Nothing much to say about the graphic except that I thought the "aw yiss" caption when the 3rd Witcher is jumping was funny and now I want to play the first game again. Man the first game was badass, it might be top 5 of all time for me.
 
Don't forget though that just because you agree to something, even if you sign something on paper, that doesn't necessarily mean it's legally binding. A company could put, for example, a clause into the EULA that forces you to turn over your first born to them, but that kind of thing would never hold up in court. Consumers have basic rights and companies can't legally make you sign those away. Whether or not this applies to anything in the Steam T&A I don't know but don't just assume that because the Steam EULA says it, therefore it's true.

The arbitration clauses have already been taken to court before, and the courts ruled those clauses perfectly okay. They've done the same for class-action suits, and the courts ruled the clauses okay.

So it isn't a question of holding up to court, because both those clauses have held up in courts in contracts outside the gaming industry already.

I bump for an awesome witcher graphic and you guys want to debate digital game ownership again? For reals?

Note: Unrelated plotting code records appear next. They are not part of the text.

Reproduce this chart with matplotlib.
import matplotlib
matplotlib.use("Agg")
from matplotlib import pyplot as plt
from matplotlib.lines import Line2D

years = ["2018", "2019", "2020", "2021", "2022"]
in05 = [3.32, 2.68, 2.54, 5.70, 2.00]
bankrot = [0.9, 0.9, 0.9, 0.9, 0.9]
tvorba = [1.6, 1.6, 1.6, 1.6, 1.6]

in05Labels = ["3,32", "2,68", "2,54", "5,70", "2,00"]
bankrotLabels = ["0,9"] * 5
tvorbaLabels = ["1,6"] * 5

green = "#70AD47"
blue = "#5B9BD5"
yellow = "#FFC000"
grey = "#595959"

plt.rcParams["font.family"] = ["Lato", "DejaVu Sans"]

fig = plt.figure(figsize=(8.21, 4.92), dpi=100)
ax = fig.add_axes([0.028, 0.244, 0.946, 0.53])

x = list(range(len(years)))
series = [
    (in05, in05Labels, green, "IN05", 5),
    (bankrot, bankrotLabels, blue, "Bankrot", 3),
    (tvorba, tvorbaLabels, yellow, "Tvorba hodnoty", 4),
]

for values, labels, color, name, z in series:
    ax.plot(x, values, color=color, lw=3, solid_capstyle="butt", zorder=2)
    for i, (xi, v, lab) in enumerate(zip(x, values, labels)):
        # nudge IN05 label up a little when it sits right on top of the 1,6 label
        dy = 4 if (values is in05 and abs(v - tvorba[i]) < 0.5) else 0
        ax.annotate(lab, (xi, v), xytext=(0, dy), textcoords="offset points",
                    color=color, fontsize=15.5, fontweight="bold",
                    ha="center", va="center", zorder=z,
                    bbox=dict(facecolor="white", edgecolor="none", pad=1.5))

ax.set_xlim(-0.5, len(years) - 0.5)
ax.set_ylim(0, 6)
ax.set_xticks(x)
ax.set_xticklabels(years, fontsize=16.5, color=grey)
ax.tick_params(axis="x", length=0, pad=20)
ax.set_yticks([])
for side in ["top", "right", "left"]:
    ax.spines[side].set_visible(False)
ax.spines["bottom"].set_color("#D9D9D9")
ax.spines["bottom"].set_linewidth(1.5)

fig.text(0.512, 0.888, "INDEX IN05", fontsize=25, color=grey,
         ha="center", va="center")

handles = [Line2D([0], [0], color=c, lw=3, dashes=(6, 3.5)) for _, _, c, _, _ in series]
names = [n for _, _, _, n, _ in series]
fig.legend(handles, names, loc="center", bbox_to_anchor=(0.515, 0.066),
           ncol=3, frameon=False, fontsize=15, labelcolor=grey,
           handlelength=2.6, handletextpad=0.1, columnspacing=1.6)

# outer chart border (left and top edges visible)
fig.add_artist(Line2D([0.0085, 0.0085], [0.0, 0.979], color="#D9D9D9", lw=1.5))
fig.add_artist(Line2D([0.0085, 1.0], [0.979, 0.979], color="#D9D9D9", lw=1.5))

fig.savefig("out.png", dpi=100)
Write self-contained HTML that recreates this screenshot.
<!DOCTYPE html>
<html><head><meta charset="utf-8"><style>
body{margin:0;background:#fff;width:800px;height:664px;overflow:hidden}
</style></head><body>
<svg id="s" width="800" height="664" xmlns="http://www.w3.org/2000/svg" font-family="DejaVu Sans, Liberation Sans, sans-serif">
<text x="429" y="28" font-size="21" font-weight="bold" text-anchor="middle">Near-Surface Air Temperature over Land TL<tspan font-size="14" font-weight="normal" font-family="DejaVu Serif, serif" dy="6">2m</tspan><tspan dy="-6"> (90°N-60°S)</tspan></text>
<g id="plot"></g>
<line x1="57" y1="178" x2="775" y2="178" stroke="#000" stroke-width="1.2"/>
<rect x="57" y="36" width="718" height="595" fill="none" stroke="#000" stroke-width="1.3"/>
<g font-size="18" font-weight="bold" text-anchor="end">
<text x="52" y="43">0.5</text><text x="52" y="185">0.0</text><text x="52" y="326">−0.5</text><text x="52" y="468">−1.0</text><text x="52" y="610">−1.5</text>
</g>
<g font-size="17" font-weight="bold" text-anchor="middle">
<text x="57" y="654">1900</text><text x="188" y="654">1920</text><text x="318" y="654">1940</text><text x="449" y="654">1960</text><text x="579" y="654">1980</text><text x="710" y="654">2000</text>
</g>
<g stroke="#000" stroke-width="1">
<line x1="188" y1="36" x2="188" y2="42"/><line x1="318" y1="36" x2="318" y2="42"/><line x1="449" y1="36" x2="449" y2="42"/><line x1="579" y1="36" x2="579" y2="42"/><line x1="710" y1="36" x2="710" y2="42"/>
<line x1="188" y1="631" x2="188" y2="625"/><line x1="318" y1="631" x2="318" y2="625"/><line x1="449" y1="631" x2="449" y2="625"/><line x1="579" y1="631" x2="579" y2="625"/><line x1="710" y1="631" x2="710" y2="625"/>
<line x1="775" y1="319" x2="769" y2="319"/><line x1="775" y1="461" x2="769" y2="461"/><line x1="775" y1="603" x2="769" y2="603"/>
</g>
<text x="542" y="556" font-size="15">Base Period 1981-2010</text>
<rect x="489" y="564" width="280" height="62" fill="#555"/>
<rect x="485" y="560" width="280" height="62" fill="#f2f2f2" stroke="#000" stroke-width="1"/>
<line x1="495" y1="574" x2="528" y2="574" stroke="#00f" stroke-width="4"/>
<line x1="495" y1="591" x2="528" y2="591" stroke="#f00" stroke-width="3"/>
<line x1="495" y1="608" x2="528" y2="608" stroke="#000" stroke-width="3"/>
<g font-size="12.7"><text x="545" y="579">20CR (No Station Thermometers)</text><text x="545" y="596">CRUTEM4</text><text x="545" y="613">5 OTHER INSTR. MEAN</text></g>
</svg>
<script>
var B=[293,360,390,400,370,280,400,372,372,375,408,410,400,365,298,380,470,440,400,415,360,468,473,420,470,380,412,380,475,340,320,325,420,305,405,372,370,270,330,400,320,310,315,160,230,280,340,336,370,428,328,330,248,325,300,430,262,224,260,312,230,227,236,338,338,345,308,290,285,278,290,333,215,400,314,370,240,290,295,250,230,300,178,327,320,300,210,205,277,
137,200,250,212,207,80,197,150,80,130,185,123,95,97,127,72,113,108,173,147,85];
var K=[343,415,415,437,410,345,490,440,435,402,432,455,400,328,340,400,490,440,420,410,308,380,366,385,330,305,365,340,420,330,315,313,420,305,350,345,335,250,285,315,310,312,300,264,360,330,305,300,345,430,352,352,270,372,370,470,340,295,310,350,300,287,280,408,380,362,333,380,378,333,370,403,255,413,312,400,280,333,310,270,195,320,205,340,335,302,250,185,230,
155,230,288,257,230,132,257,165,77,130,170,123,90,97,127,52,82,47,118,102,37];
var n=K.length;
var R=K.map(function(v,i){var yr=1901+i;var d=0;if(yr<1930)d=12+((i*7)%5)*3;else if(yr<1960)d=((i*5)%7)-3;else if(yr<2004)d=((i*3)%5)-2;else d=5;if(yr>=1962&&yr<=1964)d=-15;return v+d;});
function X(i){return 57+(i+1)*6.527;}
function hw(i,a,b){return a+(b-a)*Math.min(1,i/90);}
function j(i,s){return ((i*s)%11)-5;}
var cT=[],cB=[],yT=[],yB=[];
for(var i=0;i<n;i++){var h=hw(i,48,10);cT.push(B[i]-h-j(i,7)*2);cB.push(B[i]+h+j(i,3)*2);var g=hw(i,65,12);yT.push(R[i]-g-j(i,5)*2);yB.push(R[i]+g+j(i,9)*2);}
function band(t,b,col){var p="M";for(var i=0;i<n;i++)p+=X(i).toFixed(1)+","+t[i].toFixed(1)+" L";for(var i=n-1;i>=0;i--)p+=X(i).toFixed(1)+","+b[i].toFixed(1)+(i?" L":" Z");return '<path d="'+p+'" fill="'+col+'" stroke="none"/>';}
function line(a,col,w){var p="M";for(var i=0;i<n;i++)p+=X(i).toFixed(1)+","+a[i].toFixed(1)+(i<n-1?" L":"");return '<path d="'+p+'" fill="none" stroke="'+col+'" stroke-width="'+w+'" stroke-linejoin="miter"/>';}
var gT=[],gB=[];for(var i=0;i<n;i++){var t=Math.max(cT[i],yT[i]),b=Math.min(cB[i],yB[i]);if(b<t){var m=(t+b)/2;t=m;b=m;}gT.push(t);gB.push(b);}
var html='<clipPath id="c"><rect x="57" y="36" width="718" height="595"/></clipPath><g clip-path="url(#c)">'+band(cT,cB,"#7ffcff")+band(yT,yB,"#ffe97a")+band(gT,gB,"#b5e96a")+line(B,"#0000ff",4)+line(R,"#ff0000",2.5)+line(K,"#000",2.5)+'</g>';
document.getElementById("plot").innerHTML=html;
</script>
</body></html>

Merely correctly the statement that Steam games are actually owned, which they aren't.
 
It kinda makes me wonder what the overall budget was for the first two games. Obviously a pc/mac only title isn't going to sell that great in this day and age, so 6 million copies for the first two is pretty good. But even then it makes me wonder how much they were able to spend on production, I mean the second is basically a triple-A title with a big name publisher.
 
It kinda makes me wonder what the overall budget was for the first two games. Obviously a pc/mac only title isn't going to sell that great in this day and age, so 6 million copies for the first two is pretty good. But even then it makes me wonder how much they were able to spend on production, I mean the second is basically a triple-A title with a big name publisher.

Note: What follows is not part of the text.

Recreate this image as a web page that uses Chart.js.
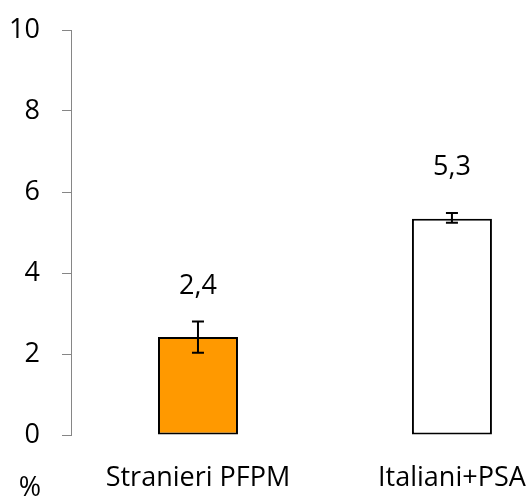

The cost of living in Poland is a lot cheaper, the budget for The Witcher 2 was only about $10 million.
 
That's insane. The programmers and artists must make peanuts. Or maybe it just takes a lot less work than I thought, but most games of that quality and scope have a dozen programmer types and a dozen artists, plus managers and an entire testing group.
 
The cost of living in Poland is a lot cheaper, the budget for The Witcher 2 was only about $10 million.

That's insane. The programmers and artists must make peanuts. Or maybe it just takes a lot less work than I thought, but most games of that quality and scope have a dozen programmer types and a dozen artists, plus managers and an entire testing group.

Does the $10 million figure include advertising? Games made by big studios of Witcher's scope tend to also come with lots of VAs, lots of advertising, lots of everything that increases costs but doesn't add much substance.
 
There's no way that includes advertising. Also typically the publisher foots the bill for ads so atari/namco would be paying for that.

Using GTA5 as an example for ad revenue, the estimates are 137 million for development and an additional 128 million on advertising, but GTA5 had some prime spots. I saw multiple ads during really popular shows like breaking bad and walking dead, as well as prime time sports like monday night football, really expensive ads. I'm sure witcher's ad budget was way smaller (I don't even remember seeing a tv ad, mostly online stuff) but still outside that 10 mil. I also don't think that's unusual to spend as much on ads as on the game.

But again citing GTV5 as an example of a really expensive triple A title, it took like 5 years and over 1000 people to develop. Witcher 2 is obviously a smaller team, took less time, but still made for ~14 times cheaper? Like I said they must be paying those developers next to nothing.
 
Comparing GTAV to...err, nearly anything isn't exactly a good comparison. I can easily see Witcher being developed for ten million.

That's a lot of money if you're not going balls out.
 
The Witcher 1 was about 6 million USD, and it didn't have all that much marketing.

The Witcher 2 was apparently $8.5 million USD (according to CDPR's financial statement or something), with DLC, patches, enhanced and console versions bringing it up to something like $15 (I haven't found an actual source for that though). I don't know what the marketing budget was, but CD Projekt is a publisher itself and mostly teamed up with other companies for retail distribution. It was about $10 million for The Witcher 2 + DLC & probably the EE though.

The Witcher 3 has a development budget of $15 million USD with $25 million in marketing (they are marketing it a lot more than the previous titles). No distributors have been announced yet afaik.
 
It's one of the few games I'm really impatient to get my hands on.
Skyrim was beautiful but amazingly boringly shallow - still hasn't managed to finish it yet...
I love sandbox games, but they often lack depth/story. TW3 is a good hope spot to have all of it.
 
It's one of the few games I'm really impatient to get my hands on.
Skyrim was beautiful but amazingly boringly shallow - still hasn't managed to finish it yet...
I love sandbox games, but they often lack depth/story. TW3 is a good hope spot to have all of it.
I think it's the only game I'm looking forward to. I might even try to set it up to play on my TV.
 
Those games are more of long shots though. I'm keeping an eye out for their release.